Re-imagined for the stage by the original screenwriter Eleanor Bergstein (who was the original Baby in real life), this has obviously been expanded to fit stage musical requirements. There's lots more music, a mélange of everything from the 1960s to the 1980s, with much due performance time given to the movie's Oscar-winning tune "I've Had The Time Of My Life."
The singing chops of Ben Mingay, who plays a minor character, give backup singing a whole new dimension. Kate Champion's exciting choreography fits the period and there's a sizzling performance by Britta Lazenga as Penny whose long legs just don't stop. Josef Brown makes a focused, intense Johnny and Amanda Leigh Cobb is a gawkily realistic Baby.
By the nature of the production, the audience focuses on the performers' figures and dancing, without the vulnerable close-ups that gave the movie's stars so much heart. Most of the audience seem able to fill in the blanks and those who can't seem to enjoy themselves anyway.

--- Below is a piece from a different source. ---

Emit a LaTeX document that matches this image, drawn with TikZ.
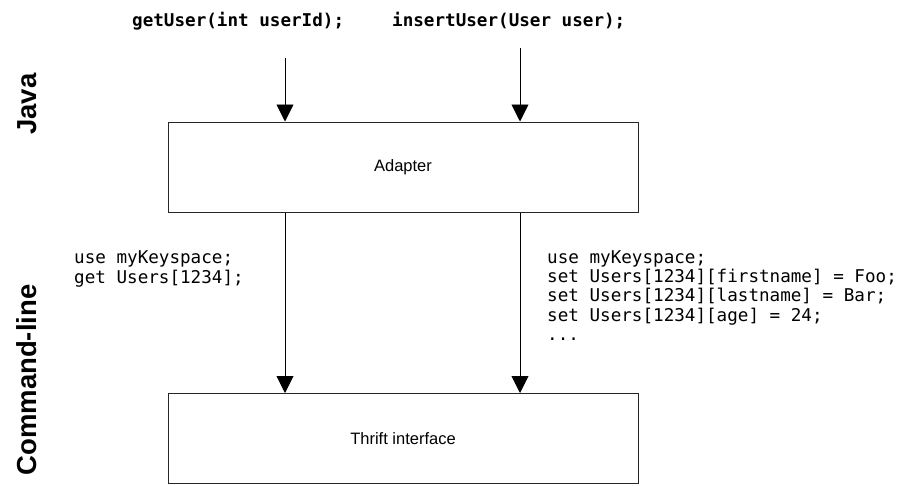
\documentclass[tikz,border=0pt]{standalone}
\usepackage{fontspec}
\setmainfont{Liberation Sans}
\setmonofont{DejaVu Sans Mono}
\usetikzlibrary{arrows.meta}

\begin{document}
\begin{tikzpicture}[x=1pt,y=-1pt,
  block/.style={draw=black!85, line width=1pt, minimum width=470pt, minimum height=90pt,
    inner sep=0pt, font=\fontsize{16.5}{18}\selectfont},
  flow/.style={draw=black, line width=0.9pt, -{Triangle[width=17pt,length=17pt]}},
  code/.style={font=\fontsize{17.6}{19.5}\selectfont\ttfamily, anchor=base west, inner sep=0pt},
  call/.style={font=\fontsize{17.6}{20}\selectfont\ttfamily\bfseries, anchor=base west, inner sep=0pt},
  layer/.style={font=\fontsize{27.5}{30}\selectfont\bfseries, rotate=90, anchor=base, inner sep=0pt}]
\useasboundingbox (0,0) rectangle (902,485);

% layer captions
\node[layer] (java) at (36.5,104) {Java};
\node[layer] (cli)  at (36.5,380) {Command-line};

% the two components
\node[block] (adapter) at (403,167) {Adapter};
\node[block] (thrift)  at (403,438.5) {Thrift interface};

% Java API calls
\node[call] (getcall) at (132,26) {getUser(int userId);};
\node[call] (inscall) at (392,26) {insertUser(User user);};

% entry points of the two call paths
\coordinate (getin) at (285,58);
\coordinate (insin) at (520,48);

\draw[flow] (getin) -- (getin |- adapter.north);
\draw[flow] (insin) -- (insin |- adapter.north);
\draw[flow] (adapter.south -| getin) -- (thrift.north -| getin);
\draw[flow] (adapter.south -| insin) -- (thrift.north -| insin);

% equivalent command-line statements
\node[code] (g1) at (74,263)   {use myKeyspace;};
\node[code] (g2) at (74,283)   {get Users[1234];};

\node[code] (s1) at (547,263)   {use myKeyspace;};
\node[code] (s2) at (547,282.4) {set Users[1234][firstname] = Foo;};
\node[code] (s3) at (547,301.8) {set Users[1234][lastname] = Bar;};
\node[code] (s4) at (547,321.2) {set Users[1234][age] = 24;};
\node[code] (s5) at (547,340.6) {...};
\end{tikzpicture}
\end{document}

Credit is due to the video and projection designs of Jon Driscoll, complementing Stephen Brinson Lewis's set design. Driscoll finds images that look as if they really are the Catskills, from hills to mountains to sky. Jennifer Irwin's costume designs bring out the best in Penny and the nice girl on a roll progression of Baby but she has the smarts to leave Johnny Castle in the basic black pants and tank top. Johnny doesn't need creative distractions. And if there are a few too many for you and me, well, we have our memories.